The Bill for our Party is now due

10
Oct

The Bill for our Party is now due

There's no easy way to summarise why we are where we are today (other than the word 'greed').

Mike 'Mish' Shedlock has a few thoughts though:

Global Recession Headed Our Way

The world is heading for a global recession and a sure bet is that it will be blamed on a subprime crisis in the US. The reality is the greatest liquidity experiment in history is now crashing to earth.

The root cause of this crisis is fractional reserve lending, and micromanagement of interest rates by the Fed in particular and Central Banks in general. The Fed started the party by slashing interest rates to 1%, but Central Banks everywhere drank the same punch to varying degrees.

The Greenspan Fed lowering interest rates to 1% fueled the initial boom, but like an addict on heroin, the same dose a second time will not have the same effect. The Fed, the ECB, etc. could have slashed rates to 0% today and it would not have mattered one bit.

The reason is simple: There is no reason for banks to go on a lending spree with consumers tossing in the towel, unemployment rising, and rampant overcapacity everywhere one looks with the exception of the energy sector.

Consumers are tapped out, not just in the US, but in nearly every country on the planet. We had our party, and a fine party it was. However, the party is over and the bill is now past due. The price is a global recession. That price must be paid no matter what Central Banks do.
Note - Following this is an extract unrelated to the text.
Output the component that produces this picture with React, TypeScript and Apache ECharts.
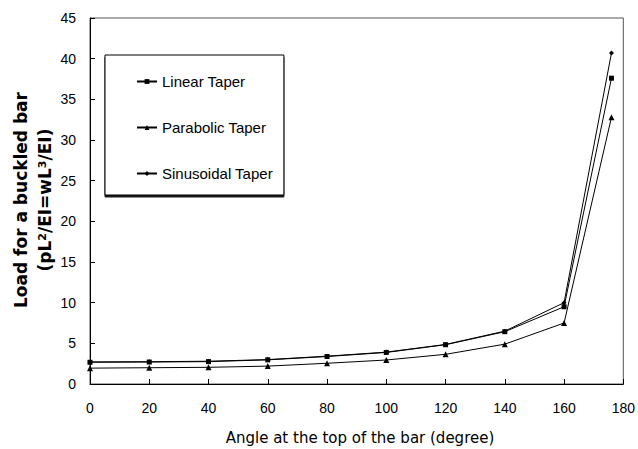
import React, { useEffect, useRef } from "react";
import * as echarts from "echarts";

const angles = [0, 20, 40, 60, 80, 100, 120, 140, 160, 176];
const linearTaper = [2.67, 2.7, 2.75, 2.97, 3.38, 3.88, 4.83, 6.43, 9.5, 37.6];
const parabolicTaper = [1.95, 2.0, 2.05, 2.2, 2.55, 2.95, 3.65, 4.9, 7.5, 32.8];
const sinusoidalTaper = [2.72, 2.74, 2.8, 3.0, 3.42, 3.92, 4.86, 6.5, 10.0, 40.7];
const seriesNames = ["Linear Taper", "Parabolic Taper", "Sinusoidal Taper"];

const FONT = "'Liberation Sans', Arial, sans-serif";
const WIDE = "'DejaVu Sans', sans-serif";

export default function App() {
  const ref = useRef<HTMLDivElement>(null);
  useEffect(() => {
    if (!ref.current) return;
    const chart = echarts.init(ref.current, null, { renderer: "svg" });
    const mk = (vals: number[]) => angles.map((a, i) => [a, vals[i]]);
    const lineStyle = { color: "#000", width: 1 };
    chart.setOption({
      animation: false,
      backgroundColor: "#fff",
      textStyle: { fontFamily: FONT },
      grid: {
        left: 90,
        right: 11,
        top: 18,
        bottom: 65,
        show: true,
        borderColor: "#555",
        borderWidth: 1,
        backgroundColor: "transparent",
      },
      legend: {
        orient: "vertical",
        left: 105,
        top: 55,
        data: seriesNames,
        backgroundColor: "#fff",
        borderColor: "#000",
        borderWidth: 1,
        borderRadius: 0,
        padding: [19, 11, 14, 31],
        itemGap: 31,
        itemWidth: 20,
        itemHeight: 6,
        shadowColor: "rgba(0,0,0,0.9)",
        shadowBlur: 0,
        shadowOffsetX: 0,
        shadowOffsetY: 2,
        textStyle: { fontSize: 15, color: "#000", fontFamily: FONT, lineHeight: 15 },
      },
      xAxis: {
        type: "value",
        min: 0,
        max: 180,
        interval: 20,
        axisLine: { lineStyle: { color: "#000" } },
        axisTick: { inside: true, length: 5, lineStyle: { color: "#000" } },
        axisLabel: { color: "#000", fontSize: 14, margin: 17, fontFamily: FONT },
        splitLine: { show: false },
      },
      yAxis: {
        type: "value",
        min: 0,
        max: 45,
        interval: 5,
        axisLine: { show: true, lineStyle: { color: "#000" } },
        axisTick: { show: true, inside: true, length: 5, lineStyle: { color: "#000" } },
        axisLabel: { color: "#000", fontSize: 14, margin: 14, fontFamily: FONT },
        splitLine: { show: false },
      },
      graphic: [
        {
          type: "text",
          x: 21,
          y: 200,
          rotation: Math.PI / 2,
          style: {
            text: "Load for a buckled bar",
            font: `bold 17px ${WIDE}`,
            fill: "#000",
            align: "center",
            verticalAlign: "middle",
          },
        },
        {
          type: "text",
          x: 45,
          y: 200,
          rotation: Math.PI / 2,
          style: {
            text: "(pL{sup|2}/EI=wL{sup|3}/EI)",
            font: `bold 17px ${WIDE}`,
            fill: "#000",
            align: "center",
            verticalAlign: "middle",
            rich: {
              sup: { fontSize: 11, fontWeight: "bold", fontFamily: WIDE, verticalAlign: "top", fill: "#000" },
            },
          },
        },
        {
          type: "text",
          x: 360,
          y: 438,
          style: {
            text: "Angle at the top of the bar (degree)",
            font: `15px ${WIDE}`,
            fill: "#000",
            align: "center",
            verticalAlign: "middle",
          },
        },
      ],
      series: [
        {
          name: seriesNames[0],
          type: "line",
          data: mk(linearTaper),
          symbol: "rect",
          symbolSize: 5,
          itemStyle: { color: "#000" },
          lineStyle,
        },
        {
          name: seriesNames[1],
          type: "line",
          data: mk(parabolicTaper),
          symbol: "triangle",
          symbolSize: 6,
          itemStyle: { color: "#000" },
          lineStyle,
        },
        {
          name: seriesNames[2],
          type: "line",
          data: mk(sinusoidalTaper),
          symbol: "diamond",
          symbolSize: 5,
          itemStyle: { color: "#000" },
          lineStyle,
        },
      ],
    });
    return () => chart.dispose();
  }, []);
  return (
    <div
      ref={ref}
      style={{ position: "fixed", left: 0, top: 0, width: 638, height: 449 }}
    />
  );
}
We had a false start last year, but Shares Slump and Credit Crunch which I wrote in August last year is my best effort to explain how we got here.

I was merely following the lead of friends at the The Oil Drum and those now at The Automatic Earth.

Take this graph as an example, also posted last August by Stoneleigh:





Can you pick where we are now?




What we need now is a new monetary system, one that promotes long term thinking instead of short-term growth. Bernard Lietaer's "The Future of Money" is one of the most important books I've read this decade - the way 'money' works today is not the way it has to be.